Even last week, when he was celebrating his success, Packer continued to bag Star, including its recent $900 facelift, a point raised by Mayne at the Echo meeting. During the year, Packing placed 20 full page advertisements attacking Echo's management , accused it incompetence and of breaching its code of conduct.
Packer's onslaught was so bad that even Premier O'Farrell felt the need to distance himself by saying that it was "starting to look like a political campaign", which it most certainly was. O'Farrell then promptly undermined his previous statements by declaring Packer to be a "shrewd and successful businessman. I don't own shares... but I am sure that shareholders are impressed with the success that Crown has had in recent times."

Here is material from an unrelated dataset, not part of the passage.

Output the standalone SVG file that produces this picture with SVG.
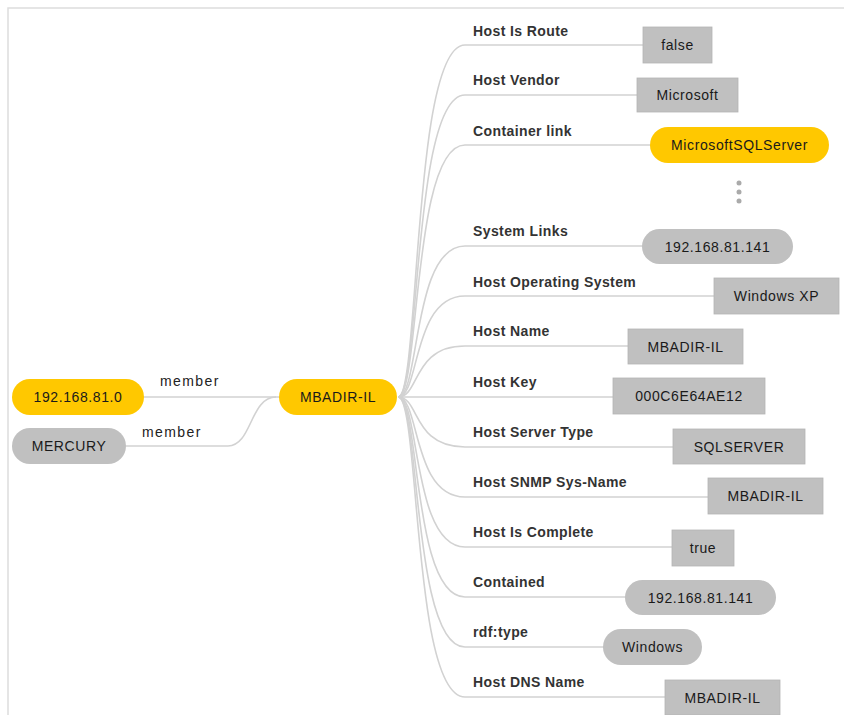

Another matter that the ILGA and Queensland investigators may have explored is Stanley Ho's donations to Labor in 2007 when Packer was pushing for a second casino. Stanley Ho had earlier been banned from holding a license in NSW. Crown preserved its Victorian and Western Australian licences by ending its plan to go into joint operations with Stanley Ho, who has been found by investigators in other countries to be associated with organised crime. Investigators will recheck the current relationships between the Packer and Ho families to make sure that the only management connection is with son Lawrence Ho and not his father, especially given more recent findings against the Ho family by New Jersey regulators in 2010.
The financial press has been reporting that the ILGA go ahead for Crown is due any day. Even if he gets the all clear from the ILGA, it is not clear if Packer is still interested in Echo with whom he has broken off communication. He feels increasingly confident of getting a second license in 2019 when Star's exclusive agreement runs out.